MEMBERS OF THE Assimakopoulos family, former owners of Brothers Deli-Restaurant on Main St., were honored by the Wakefield Lynnfield Chamber of Commerce for their 40 years of service to the community on Sunday afternoon, Sept. 3 at the Americal Civic Center. (L-R): Arthur Assimakopoulos and his fiancée Nelly; Jimmy Assimakopoulos; Maria Assimakopoulos; Angela Assimakopoulos; grandson Alex Polghronakos; Wakefield Lynnfield Chamber of Commerce Executive Director John Smolinsky and Chamber co-Presidents Janice M. Casoli; and Christopher M. Barrett. (Gail Lowe Photo)

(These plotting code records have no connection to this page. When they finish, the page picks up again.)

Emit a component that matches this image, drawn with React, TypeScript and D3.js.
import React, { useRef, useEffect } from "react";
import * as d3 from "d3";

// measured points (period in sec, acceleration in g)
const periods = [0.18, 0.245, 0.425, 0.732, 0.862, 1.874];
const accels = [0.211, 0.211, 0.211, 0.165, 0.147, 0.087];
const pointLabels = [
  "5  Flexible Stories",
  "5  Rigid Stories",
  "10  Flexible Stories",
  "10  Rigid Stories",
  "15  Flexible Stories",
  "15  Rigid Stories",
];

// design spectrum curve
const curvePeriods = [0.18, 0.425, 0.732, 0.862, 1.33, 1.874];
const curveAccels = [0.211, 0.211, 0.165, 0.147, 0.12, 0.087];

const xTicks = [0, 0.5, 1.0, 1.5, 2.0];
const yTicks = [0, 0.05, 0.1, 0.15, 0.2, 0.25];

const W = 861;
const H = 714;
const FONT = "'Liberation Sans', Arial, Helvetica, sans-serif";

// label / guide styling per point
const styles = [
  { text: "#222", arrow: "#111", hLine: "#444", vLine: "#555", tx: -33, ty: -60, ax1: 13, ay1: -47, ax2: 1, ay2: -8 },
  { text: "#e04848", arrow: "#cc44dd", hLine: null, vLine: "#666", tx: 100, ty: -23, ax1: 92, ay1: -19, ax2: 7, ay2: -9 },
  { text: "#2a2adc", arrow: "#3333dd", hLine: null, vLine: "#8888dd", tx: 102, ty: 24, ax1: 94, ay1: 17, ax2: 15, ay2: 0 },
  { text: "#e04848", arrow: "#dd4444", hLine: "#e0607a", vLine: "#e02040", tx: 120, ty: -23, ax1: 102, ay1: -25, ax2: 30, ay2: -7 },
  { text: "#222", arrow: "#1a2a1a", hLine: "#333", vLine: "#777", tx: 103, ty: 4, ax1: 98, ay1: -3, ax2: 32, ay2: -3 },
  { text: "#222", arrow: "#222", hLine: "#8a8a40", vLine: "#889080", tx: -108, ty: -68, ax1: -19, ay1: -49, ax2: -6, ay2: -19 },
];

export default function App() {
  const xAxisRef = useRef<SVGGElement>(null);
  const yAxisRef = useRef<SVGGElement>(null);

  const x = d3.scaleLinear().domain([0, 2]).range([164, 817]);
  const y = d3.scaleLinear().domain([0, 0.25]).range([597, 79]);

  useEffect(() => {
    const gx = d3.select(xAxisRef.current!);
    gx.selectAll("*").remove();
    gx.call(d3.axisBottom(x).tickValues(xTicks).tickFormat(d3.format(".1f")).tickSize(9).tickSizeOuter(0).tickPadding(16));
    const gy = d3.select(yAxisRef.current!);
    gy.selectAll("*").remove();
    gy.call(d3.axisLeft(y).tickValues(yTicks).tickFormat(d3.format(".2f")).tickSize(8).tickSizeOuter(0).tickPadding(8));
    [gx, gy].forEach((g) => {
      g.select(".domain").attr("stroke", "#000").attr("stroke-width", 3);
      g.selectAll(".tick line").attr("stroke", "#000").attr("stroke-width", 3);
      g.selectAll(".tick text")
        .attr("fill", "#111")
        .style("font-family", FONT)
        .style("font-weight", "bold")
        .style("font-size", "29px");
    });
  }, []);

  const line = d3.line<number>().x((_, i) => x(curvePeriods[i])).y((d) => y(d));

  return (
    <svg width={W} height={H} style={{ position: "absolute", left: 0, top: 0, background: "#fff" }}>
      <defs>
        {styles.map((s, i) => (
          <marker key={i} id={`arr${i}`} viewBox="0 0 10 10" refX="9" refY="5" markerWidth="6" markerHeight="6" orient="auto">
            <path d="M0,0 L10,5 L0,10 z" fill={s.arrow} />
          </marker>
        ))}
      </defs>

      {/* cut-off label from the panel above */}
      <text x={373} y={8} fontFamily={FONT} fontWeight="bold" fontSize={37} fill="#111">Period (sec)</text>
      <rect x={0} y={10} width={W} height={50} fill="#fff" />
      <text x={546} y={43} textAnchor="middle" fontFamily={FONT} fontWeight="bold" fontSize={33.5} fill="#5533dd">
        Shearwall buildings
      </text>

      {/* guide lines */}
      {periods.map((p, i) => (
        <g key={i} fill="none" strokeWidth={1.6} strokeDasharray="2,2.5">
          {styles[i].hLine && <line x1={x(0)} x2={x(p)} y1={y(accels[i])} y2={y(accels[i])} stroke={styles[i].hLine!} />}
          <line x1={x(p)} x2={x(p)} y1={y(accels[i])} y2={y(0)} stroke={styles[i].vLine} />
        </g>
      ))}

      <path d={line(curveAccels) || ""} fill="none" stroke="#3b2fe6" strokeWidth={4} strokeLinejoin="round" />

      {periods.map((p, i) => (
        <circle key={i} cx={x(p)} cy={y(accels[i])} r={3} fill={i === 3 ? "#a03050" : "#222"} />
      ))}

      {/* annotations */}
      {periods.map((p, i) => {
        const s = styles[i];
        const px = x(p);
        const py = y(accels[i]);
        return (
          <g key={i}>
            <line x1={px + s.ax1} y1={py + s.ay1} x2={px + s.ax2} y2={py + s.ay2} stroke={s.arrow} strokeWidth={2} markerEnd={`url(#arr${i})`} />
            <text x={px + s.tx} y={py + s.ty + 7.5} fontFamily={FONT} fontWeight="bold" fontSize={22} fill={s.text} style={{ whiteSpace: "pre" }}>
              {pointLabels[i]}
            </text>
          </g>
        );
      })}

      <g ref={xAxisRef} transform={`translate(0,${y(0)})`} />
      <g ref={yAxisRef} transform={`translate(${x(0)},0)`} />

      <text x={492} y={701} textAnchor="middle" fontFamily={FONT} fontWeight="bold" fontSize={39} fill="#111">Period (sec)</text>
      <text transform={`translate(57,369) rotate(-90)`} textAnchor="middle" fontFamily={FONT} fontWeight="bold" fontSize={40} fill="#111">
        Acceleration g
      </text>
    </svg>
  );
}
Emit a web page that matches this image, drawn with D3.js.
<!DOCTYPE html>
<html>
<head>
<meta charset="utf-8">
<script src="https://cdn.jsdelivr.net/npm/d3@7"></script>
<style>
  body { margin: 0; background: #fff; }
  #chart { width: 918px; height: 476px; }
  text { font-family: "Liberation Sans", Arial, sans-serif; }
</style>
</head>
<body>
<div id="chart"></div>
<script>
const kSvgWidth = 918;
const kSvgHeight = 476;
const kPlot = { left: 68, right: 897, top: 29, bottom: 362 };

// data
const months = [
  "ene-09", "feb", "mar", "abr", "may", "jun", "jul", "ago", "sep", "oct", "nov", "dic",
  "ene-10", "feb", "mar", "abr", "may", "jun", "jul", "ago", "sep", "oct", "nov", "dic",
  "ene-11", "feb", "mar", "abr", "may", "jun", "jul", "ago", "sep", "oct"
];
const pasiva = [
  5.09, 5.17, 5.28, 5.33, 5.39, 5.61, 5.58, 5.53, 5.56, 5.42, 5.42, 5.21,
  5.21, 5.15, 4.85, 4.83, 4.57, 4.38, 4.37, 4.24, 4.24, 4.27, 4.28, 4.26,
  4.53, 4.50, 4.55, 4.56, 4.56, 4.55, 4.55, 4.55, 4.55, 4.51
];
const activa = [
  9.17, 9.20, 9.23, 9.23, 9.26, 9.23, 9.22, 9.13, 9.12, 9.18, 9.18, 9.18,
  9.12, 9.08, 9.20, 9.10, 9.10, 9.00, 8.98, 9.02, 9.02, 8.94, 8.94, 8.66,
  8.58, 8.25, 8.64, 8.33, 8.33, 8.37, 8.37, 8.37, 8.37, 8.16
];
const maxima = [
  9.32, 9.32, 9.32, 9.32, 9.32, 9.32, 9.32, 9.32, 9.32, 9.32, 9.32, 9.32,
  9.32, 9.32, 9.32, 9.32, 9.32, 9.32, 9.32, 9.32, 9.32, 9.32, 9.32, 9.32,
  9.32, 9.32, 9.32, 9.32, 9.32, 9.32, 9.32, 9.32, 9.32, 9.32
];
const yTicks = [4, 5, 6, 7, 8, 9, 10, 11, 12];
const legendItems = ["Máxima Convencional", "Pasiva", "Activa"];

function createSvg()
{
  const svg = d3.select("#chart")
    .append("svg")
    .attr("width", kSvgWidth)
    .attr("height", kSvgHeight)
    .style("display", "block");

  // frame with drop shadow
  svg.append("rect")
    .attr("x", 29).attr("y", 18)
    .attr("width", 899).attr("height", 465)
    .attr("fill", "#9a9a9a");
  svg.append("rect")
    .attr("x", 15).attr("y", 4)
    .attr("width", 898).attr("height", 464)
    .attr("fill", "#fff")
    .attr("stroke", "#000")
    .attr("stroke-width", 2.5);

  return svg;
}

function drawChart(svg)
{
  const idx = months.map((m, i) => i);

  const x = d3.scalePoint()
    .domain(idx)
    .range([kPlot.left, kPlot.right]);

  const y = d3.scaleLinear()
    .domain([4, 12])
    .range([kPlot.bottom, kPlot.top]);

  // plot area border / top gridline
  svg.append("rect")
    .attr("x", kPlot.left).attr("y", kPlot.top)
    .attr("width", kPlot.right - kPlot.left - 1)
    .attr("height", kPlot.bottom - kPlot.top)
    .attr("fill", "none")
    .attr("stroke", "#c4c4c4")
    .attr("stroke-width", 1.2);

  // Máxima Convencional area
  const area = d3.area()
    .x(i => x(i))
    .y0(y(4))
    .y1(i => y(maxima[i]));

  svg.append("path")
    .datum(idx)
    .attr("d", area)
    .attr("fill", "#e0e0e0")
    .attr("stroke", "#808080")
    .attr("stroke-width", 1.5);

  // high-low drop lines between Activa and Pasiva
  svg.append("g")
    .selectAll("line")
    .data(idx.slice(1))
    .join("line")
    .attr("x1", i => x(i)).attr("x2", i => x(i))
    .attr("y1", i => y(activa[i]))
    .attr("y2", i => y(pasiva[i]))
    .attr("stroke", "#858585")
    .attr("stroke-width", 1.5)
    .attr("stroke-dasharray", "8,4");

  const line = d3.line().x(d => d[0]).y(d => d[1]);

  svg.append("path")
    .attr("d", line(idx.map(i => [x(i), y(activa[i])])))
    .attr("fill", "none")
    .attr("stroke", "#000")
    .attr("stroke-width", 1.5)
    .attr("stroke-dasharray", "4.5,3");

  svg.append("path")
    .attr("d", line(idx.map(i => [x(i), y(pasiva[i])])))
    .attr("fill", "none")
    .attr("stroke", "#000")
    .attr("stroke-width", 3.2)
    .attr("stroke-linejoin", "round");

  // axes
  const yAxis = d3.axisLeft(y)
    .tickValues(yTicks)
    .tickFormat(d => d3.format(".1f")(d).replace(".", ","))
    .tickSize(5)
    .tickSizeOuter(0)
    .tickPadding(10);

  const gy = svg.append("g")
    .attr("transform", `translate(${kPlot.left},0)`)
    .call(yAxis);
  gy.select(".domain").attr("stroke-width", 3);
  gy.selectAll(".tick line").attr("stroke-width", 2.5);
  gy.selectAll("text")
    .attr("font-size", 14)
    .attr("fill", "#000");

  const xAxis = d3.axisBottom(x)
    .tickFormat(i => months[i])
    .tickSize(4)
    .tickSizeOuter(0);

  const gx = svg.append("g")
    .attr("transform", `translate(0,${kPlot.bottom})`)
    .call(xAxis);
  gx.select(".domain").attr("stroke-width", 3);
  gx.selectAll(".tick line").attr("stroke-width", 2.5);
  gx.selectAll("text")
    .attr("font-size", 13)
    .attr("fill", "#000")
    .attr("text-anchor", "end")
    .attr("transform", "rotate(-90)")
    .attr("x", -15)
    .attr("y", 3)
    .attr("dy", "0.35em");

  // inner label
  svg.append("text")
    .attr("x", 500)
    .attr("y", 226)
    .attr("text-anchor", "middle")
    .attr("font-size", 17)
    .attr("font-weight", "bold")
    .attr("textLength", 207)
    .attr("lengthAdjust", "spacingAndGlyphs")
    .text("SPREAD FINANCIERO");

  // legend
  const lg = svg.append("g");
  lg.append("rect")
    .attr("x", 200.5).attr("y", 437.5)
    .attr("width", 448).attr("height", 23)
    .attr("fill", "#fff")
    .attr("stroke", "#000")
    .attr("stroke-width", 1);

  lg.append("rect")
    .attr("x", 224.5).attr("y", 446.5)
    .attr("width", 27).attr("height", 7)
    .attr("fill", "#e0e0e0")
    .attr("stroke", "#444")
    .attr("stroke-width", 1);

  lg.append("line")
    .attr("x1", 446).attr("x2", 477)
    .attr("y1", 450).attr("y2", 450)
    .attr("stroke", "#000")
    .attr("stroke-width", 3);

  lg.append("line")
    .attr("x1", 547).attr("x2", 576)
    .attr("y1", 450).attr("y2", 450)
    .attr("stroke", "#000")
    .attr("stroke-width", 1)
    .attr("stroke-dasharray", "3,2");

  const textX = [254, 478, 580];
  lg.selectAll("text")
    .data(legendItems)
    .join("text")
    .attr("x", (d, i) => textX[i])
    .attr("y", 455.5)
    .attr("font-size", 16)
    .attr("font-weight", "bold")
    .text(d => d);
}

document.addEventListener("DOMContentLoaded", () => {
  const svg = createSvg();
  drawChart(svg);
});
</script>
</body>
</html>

WAKEFIELD—No one seems to know how he kept all the orders straight, but that’s what Jimmy Assimakopoulos did over the past 40 years as he worked at his grill. The owner of Brothers Deli-Restaurant on Main Street had plenty of help from his wife and co-owner Maria, son Arthur and daughter Angela.

By the end of Saturday, Sept. 2 Jimmy had fried his last egg and made his last Reuben. On that day, his long career serving delicious food—and always with a smile on his face—came to an end.

On Sunday, Sept. 3, the Assimakopoulos family were honored by the Wakefield Lynnfield Chamber of Commerce with a send-off held at the Americal Civic Center from 2 to 4 p.m. About 75 people attended the event, including Janice M. Casoli and Christopher M. Barrett, co-presidents of the Chamber.

State Representative Donald H. Wong was also on hand to wish them well. He provided Chinese food from his restaurant, Kowloon, in Saugus and presented them with a citation signed by himself and Speaker of the House Ronald Mariano. “The Assimakopoulos family brought so much to the town,” said Wong. “They served food that made you feel good.”

Wakefield Police Department Deputy Chief Craig Calabrese was also there to give the family a citation from his fellow officers.

Calabrese said that the restaurant “has been everything to us.”

“Our police officers would stop in at 5:30 a.m. to get something to eat,” he said. “Every time we needed something, they were there for us.”

Chamber Executive Director John Smolinsky said that Brothers is a part of the fabric of the community and the Assimakopoulos family will be missed.

In response, Jimmy called it a “hard day” but thanked everyone for their loyalty, patronage and good memories. Though Jimmy and his family will no longer be there to serve customers, the restaurant will continue under new ownership. Sonia Bhardwaj-Patel said that she and her husband and cousins (Sunny Patel, Om Kotadia and Parag Patel) are looking forward to providing the same level of food and service customers of Brothers are accustomed to. The new owners, who plan to keep the Brothers name, also have restaurants in the North End of Boston, Newton, Waltham and Dracut.

Bhardwaj-Patel said that she and her family members were handed “a great opportunity” from the Assimakopoulos family. 

“We want to keep the restaurant going,” she said. Son Arthur reminisced about his contributions to the family-owned business. 

“I started working at the restaurant when I was eight years old,” he said. “I bused tables, washed dishes, did prep work and got drinks for customers,” he said. Arthur, now 41, also worked at the grill. “Coming to work was like going to your house,” he said. “You see people come and go and they are like family.” He plans to look for a new job when he and his fiancée Nelly welcome their first baby in the fall.

His sister Angela will also look for a job that fits her talents and skills. “Everyone was always so nice,” she said about the restaurant’s customers. “It was always fun working there.” The Assimakopouloses also have a daughter Terri, an interior designer who lives in Greece.